Claims were unchanged last week after unexpectedly surging 37,000 the week before, the largest increase since September 2017. Some of the recent volatility has been attributed to interference in work routines as a result of seasonal holidays like Easter and Passover. A workers’ strike by workers at the Stop & Shop supermarket chain also influenced the recent surge.
The Labor Department said that no states were estimated last week. There was a jump in unadjusted claims in New York, likely due to public school spring break.
The labor market continues to show signs of strength, with nonfarm payrolls adding 185,000 jobs in April after rising 196,000 the month before. Overall economic conditions continue to strengthen the case for the Federal Reserve to avoid implementing interest rate hikes for the near future, aiming for 2% inflation.

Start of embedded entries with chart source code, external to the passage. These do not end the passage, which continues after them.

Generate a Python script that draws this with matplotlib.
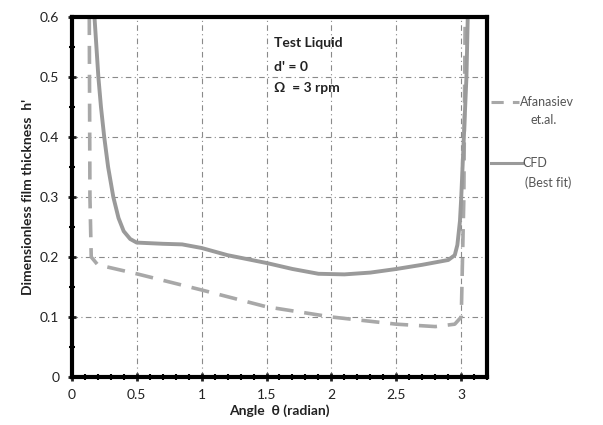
import matplotlib
matplotlib.use("Agg")
import matplotlib.pyplot as plt
from matplotlib.ticker import MultipleLocator

plt.rcParams['font.family'] = ['Lato', 'DejaVu Sans']

# CFD (best fit) curve
cfd_theta = [0.175, 0.19, 0.205, 0.225, 0.25, 0.28, 0.32, 0.36, 0.4, 0.45, 0.5, 0.7,
             0.85, 1.0, 1.2, 1.5, 1.7, 1.9, 2.1, 2.3, 2.5, 2.7, 2.9, 2.95, 2.97,
             2.99, 3.0, 3.02, 3.04, 3.05]
cfd_h = [0.6, 0.55, 0.5, 0.45, 0.4, 0.35, 0.3, 0.265, 0.243, 0.23, 0.224, 0.222,
         0.221, 0.215, 0.203, 0.19, 0.18, 0.172, 0.171, 0.174, 0.18, 0.187, 0.195,
         0.203, 0.22, 0.26, 0.3, 0.4, 0.5, 0.6]

# Afanasiev et al.
afa_theta = [0.135, 0.14, 0.15, 0.2, 0.5, 1.0, 1.5, 2.0, 2.5, 2.8, 2.95, 3.0, 3.02, 3.03]
afa_h = [0.6, 0.3, 0.2, 0.187, 0.172, 0.145, 0.117, 0.1, 0.088, 0.084, 0.088, 0.1, 0.3, 0.6]

fig = plt.figure(figsize=(6.03, 4.25), dpi=100)
ax = fig.add_axes([0.119, 0.113, 0.689, 0.847])

ax.plot(afa_theta, afa_h, color='#a8a8a8', lw=2.6, dashes=(5, 3))
ax.plot(cfd_theta, cfd_h, color='#9a9a9a', lw=2.8)

ax.set_xlim(0, 3.2)
ax.set_ylim(0, 0.6)
ax.set_xticks([0, 0.5, 1, 1.5, 2, 2.5, 3])
ax.set_xticklabels(['0', '0.5', '1', '1.5', '2', '2.5', '3'])
ax.set_yticks([0, 0.1, 0.2, 0.3, 0.4, 0.5, 0.6])
ax.set_yticklabels(['0', '0.1', '0.2', '0.3', '0.4', '0.5', '0.6'])
ax.xaxis.set_minor_locator(MultipleLocator(0.1))
ax.yaxis.set_minor_locator(MultipleLocator(0.05))
ax.tick_params(which='major', direction='inout', length=6, width=2, labelsize=10,
               colors='#222222', pad=6)
ax.tick_params(which='minor', direction='inout', length=4, width=1.5)

ax.grid(True, which='major', color='#8a8a8a', lw=0.8, linestyle=(0, (5, 3, 1, 3)))
for s in ax.spines.values():
    s.set_linewidth(3)
    s.set_color('black')

ax.set_xlabel("Angle  \u03b8 (radian)", fontsize=10, fontweight='bold', labelpad=2,
              color='#222222')
ax.set_ylabel("Dimensionless film thickness  h'", fontsize=10, fontweight='bold',
              color='#222222')

ax.text(1.56, 0.55, "Test Liquid", fontsize=10, fontweight='bold', color='#222222')
ax.text(1.56, 0.51, "d' = 0", fontsize=10, fontweight='bold', color='#222222')
ax.text(1.56, 0.475, "\u03a9  = 3 rpm", fontsize=10, fontweight='bold', color='#222222')

# legend drawn outside the axes
fig.add_artist(plt.Line2D([0.815, 0.86], [0.76, 0.76], color='#a8a8a8', lw=2.2,
                          dashes=(4, 3)))
fig.text(0.863, 0.76, "Afanasiev", fontsize=9, color='#555555', va='center')
fig.text(0.88, 0.717, "et.al.", fontsize=9, color='#555555', va='center')
fig.add_artist(plt.Line2D([0.815, 0.865], [0.617, 0.617], color='#9a9a9a', lw=2.2))
fig.text(0.867, 0.617, "CFD", fontsize=9, color='#555555', va='center')
fig.text(0.87, 0.57, "(Best fit)", fontsize=9, color='#555555', va='center')

fig.savefig("out.png", dpi=100)
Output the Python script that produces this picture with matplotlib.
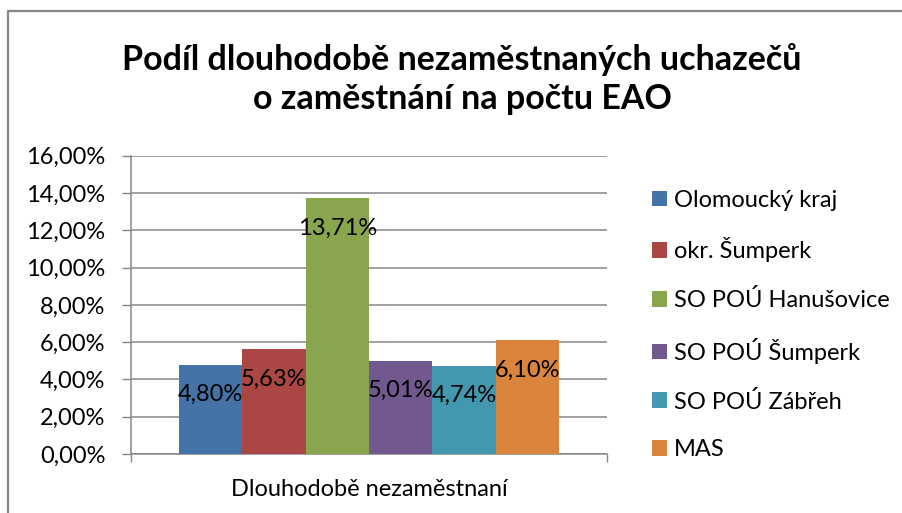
import matplotlib.pyplot as plt
from matplotlib.lines import Line2D
import numpy as np

plt.rcParams['font.family'] = ['Lato', 'DejaVu Sans']

# Data
series = ['Olomoucký kraj', 'okr. Šumperk', 'SO POÚ Hanušovice',
          'SO POÚ Šumperk', 'SO POÚ Zábřeh', 'MAS']
values = [4.80, 5.63, 13.71, 5.01, 4.74, 6.10]
category = 'Dlouhodobě nezaměstnaní'
colors = ['#4573A7', '#AA4643', '#89A54E', '#71588F', '#4198AF', '#DB843D']
yticks = [0, 2, 4, 6, 8, 10, 12, 14, 16]

fs = 17

fig = plt.figure(figsize=(9.02, 5.13), dpi=100)
ax = fig.add_axes([131 / 902, 59 / 513, 476 / 902, 298.3 / 513])

# chart frame (only left and top edges are visible)
fx, fy = 8 / 902, 1 - 11 / 513
fig.add_artist(Line2D([fx, fx, 1.0], [0.0, fy, fy], color='#868686',
                      linewidth=1.6, transform=fig.transFigure))

w = 0.8 / len(values)
for i, (name, v, c) in enumerate(zip(series, values, colors)):
    x = (i - (len(values) - 1) / 2) * w
    ax.bar(x, v, width=w, color=c, label=name, zorder=3)
    ax.annotate('{:.2f}%'.format(v).replace('.', ','), (x, v),
                xytext=(0, -21.5), textcoords='offset points',
                ha='center', va='center', fontsize=fs, color='black',
                zorder=4)

ax.set_xlim(-0.5, 0.5)
ax.set_ylim(0, 16)
ax.set_yticks(yticks)
ax.set_yticklabels(['{:.2f}%'.format(t).replace('.', ',') for t in yticks],
                   fontsize=fs)
ax.tick_params(axis='y', length=6.5, width=1, color='#868686', pad=12)
ax.set_xticks([-0.5, 0.5])
ax.set_xticklabels([])
ax.tick_params(axis='x', length=6, width=1, color='#868686')
ax.grid(axis='y', color='#868686', linewidth=1.1, zorder=0)

for s in ['top', 'right']:
    ax.spines[s].set_visible(False)
for s in ['left', 'bottom']:
    ax.spines[s].set_color('#868686')
    ax.spines[s].set_linewidth(1.1)

fig.text(369 / 902, 1 - 490 / 513, category, ha='center', va='center',
         fontsize=fs)

fig.text(462 / 902, 1 - 79 / 513,
         'Podíl dlouhodobě nezaměstnaných uchazečů\no zaměstnání na počtu EAO',
         ha='center', va='center', fontsize=24.5, fontweight='bold',
         linespacing=1.3)

leg = fig.legend(loc='center left', bbox_to_anchor=(640 / 902, 1 - 325 / 513),
                 frameon=False, fontsize=fs, handlelength=0.65,
                 handleheight=0.65, handletextpad=0.3, labelspacing=1.13,
                 borderpad=0)

fig.savefig('out.png', dpi=100)
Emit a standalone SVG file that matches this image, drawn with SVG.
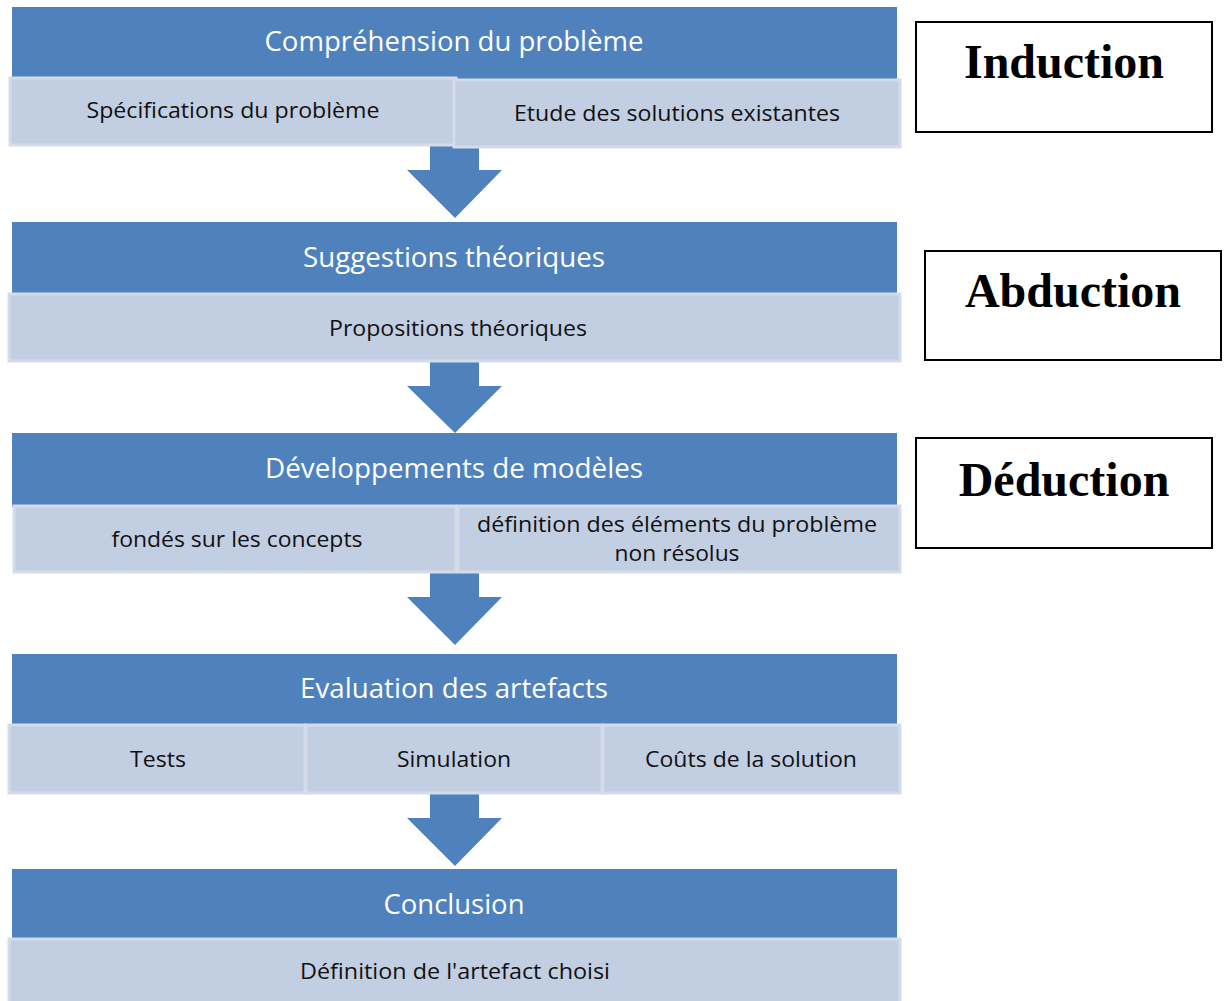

First Cut: Initial jobless claims unchanged at 230,000 in April 27, 2019 week. No reason to view the labor market as anything but stretched for resources. https://t.co/vCKNLVjnXu pic.twitter.com/4FFzYkqm62
— Whetstone Analysis LLC (@AnalysisLlc) May 2, 2019
Market Reaction
Gold has continued to trend downward following selling pressure created earlier in the day following optimistic comments made by Federal Reserve chairman Jerome Powell on Wednesday stating that the low inflation environment is temporary and not a cause for concern.
Spot gold last traded at $1,268.75/oz, down -0.99%. June gold futures last traded at $1,271.10/oz, down -1.02%.